» PROBLEM REQUIREMENTS
Leaving out every picture, retype the lines below from the top through the one that contains "(d2004) at (754,248)".

» RECORDED INFORMATION
------
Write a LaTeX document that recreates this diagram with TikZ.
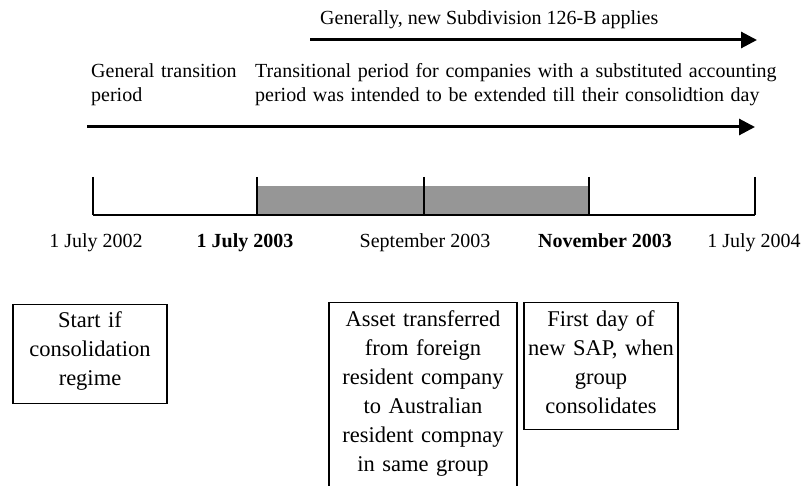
\documentclass[tikz,border=0pt]{standalone}
\usepackage{fontspec}
\setmainfont{Liberation Serif}
\usetikzlibrary{arrows.meta}

\tikzset{
  periodarrow/.style={line width=3pt, -{Triangle[length=16pt,width=16pt]}},
  note/.style={anchor=base west, inner sep=0pt, align=left, font=\fontsize{20}{23.5}\selectfont},
  datelabel/.style={anchor=base, inner sep=0pt, font=\fontsize{20}{24}\selectfont},
  eventbox/.style={draw, line width=1.2pt, anchor=north, align=center, inner xsep=2pt, inner ysep=8pt,
    font=\fontsize{22.5}{29}\selectfont}
}

\begin{document}
\begin{tikzpicture}[x=1pt,y=-1pt]
        \useasboundingbox (0,0) rectangle (807,486);
        \clip (0,0) rectangle (807,486);

        % New subdivision
        \node[note] (applies) at (320,25) {Generally, new Subdivision 126-B applies};
        \coordinate (newstart) at (310,40);
        \coordinate (newend) at (757,40);
        \draw[periodarrow] (newstart) -- (newend);

        % Transition periods
        \node[note, text width=160pt] (general) at (91,78) {General transition\\period};
        \node[note, text width=540pt] (substituted) at (255,78) {Transitional period for companies with a substituted accounting\\period was intended to be extended till their consolidtion day};
        \coordinate (transstart) at (87,127);
        \coordinate (transend) at (755,127);
        \draw[periodarrow] (transstart) -- (transend);

        % Timeline
        \fill[gray!82] (257,186) rectangle (589,215);
        \draw[line width=1.3pt] (93,215) -- (755,215);
        \foreach \x in {93,257,424,589,755}
            \draw[line width=1.3pt] (\x,177) -- (\x,215);

        % Dates
        \node[datelabel] (d2002) at (96,248) {1 July 2002};
        \node[datelabel] (d2003) at (245,248) {\textbf{1 July 2003}};
        \node[datelabel] (dsep) at (425,248) {September 2003};
        \node[datelabel] (dnov) at (605,248) {\textbf{November 2003}};
        \node[datelabel] (d2004) at (754,248) {1 July 2004};

        % Events
        \node[eventbox, text width=150pt, text height=15pt, text depth=68pt] (start) at (90,304) {Start if\\consolidation\\regime};
        \node[eventbox, text width=184pt, text height=16pt, text depth=200pt] (asset) at (423,302) {Asset transferred\\from foreign\\resident company\\to Australian\\resident compnay\\in same group};
        \node[eventbox, text width=150pt, text height=16pt, text depth=95pt] (firstday) at (601,302) {First day of\\new SAP, when\\group\\consolidates};
    \end{tikzpicture}
\end{document}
------
» WRITTEN RESPONSE
Write a LaTeX document that recreates this diagram with TikZ.
\documentclass[tikz,border=0pt]{standalone}
\usepackage{fontspec}
\setmainfont{Liberation Serif}
\usetikzlibrary{arrows.meta}

\tikzset{
  periodarrow/.style={line width=3pt, -{Triangle[length=16pt,width=16pt]}},
  note/.style={anchor=base west, inner sep=0pt, align=left, font=\fontsize{20}{23.5}\selectfont},
  datelabel/.style={anchor=base, inner sep=0pt, font=\fontsize{20}{24}\selectfont},
  eventbox/.style={draw, line width=1.2pt, anchor=north, align=center, inner xsep=2pt, inner ysep=8pt,
    font=\fontsize{22.5}{29}\selectfont}
}

\begin{document}
\begin{tikzpicture}[x=1pt,y=-1pt]
        \useasboundingbox (0,0) rectangle (807,486);
        \clip (0,0) rectangle (807,486);

        % New subdivision
        \node[note] (applies) at (320,25) {Generally, new Subdivision 126-B applies};
        \coordinate (newstart) at (310,40);
        \coordinate (newend) at (757,40);
        \draw[periodarrow] (newstart) -- (newend);

        % Transition periods
        \node[note, text width=160pt] (general) at (91,78) {General transition\\period};
        \node[note, text width=540pt] (substituted) at (255,78) {Transitional period for companies with a substituted accounting\\period was intended to be extended till their consolidtion day};
        \coordinate (transstart) at (87,127);
        \coordinate (transend) at (755,127);
        \draw[periodarrow] (transstart) -- (transend);

        % Timeline
        \fill[gray!82] (257,186) rectangle (589,215);
        \draw[line width=1.3pt] (93,215) -- (755,215);
        \foreach \x in {93,257,424,589,755}
            \draw[line width=1.3pt] (\x,177) -- (\x,215);

        % Dates
        \node[datelabel] (d2002) at (96,248) {1 July 2002};
        \node[datelabel] (d2003) at (245,248) {\textbf{1 July 2003}};
        \node[datelabel] (dsep) at (425,248) {September 2003};
        \node[datelabel] (dnov) at (605,248) {\textbf{November 2003}};
        \node[datelabel] (d2004) at (754,248) {1 July 2004};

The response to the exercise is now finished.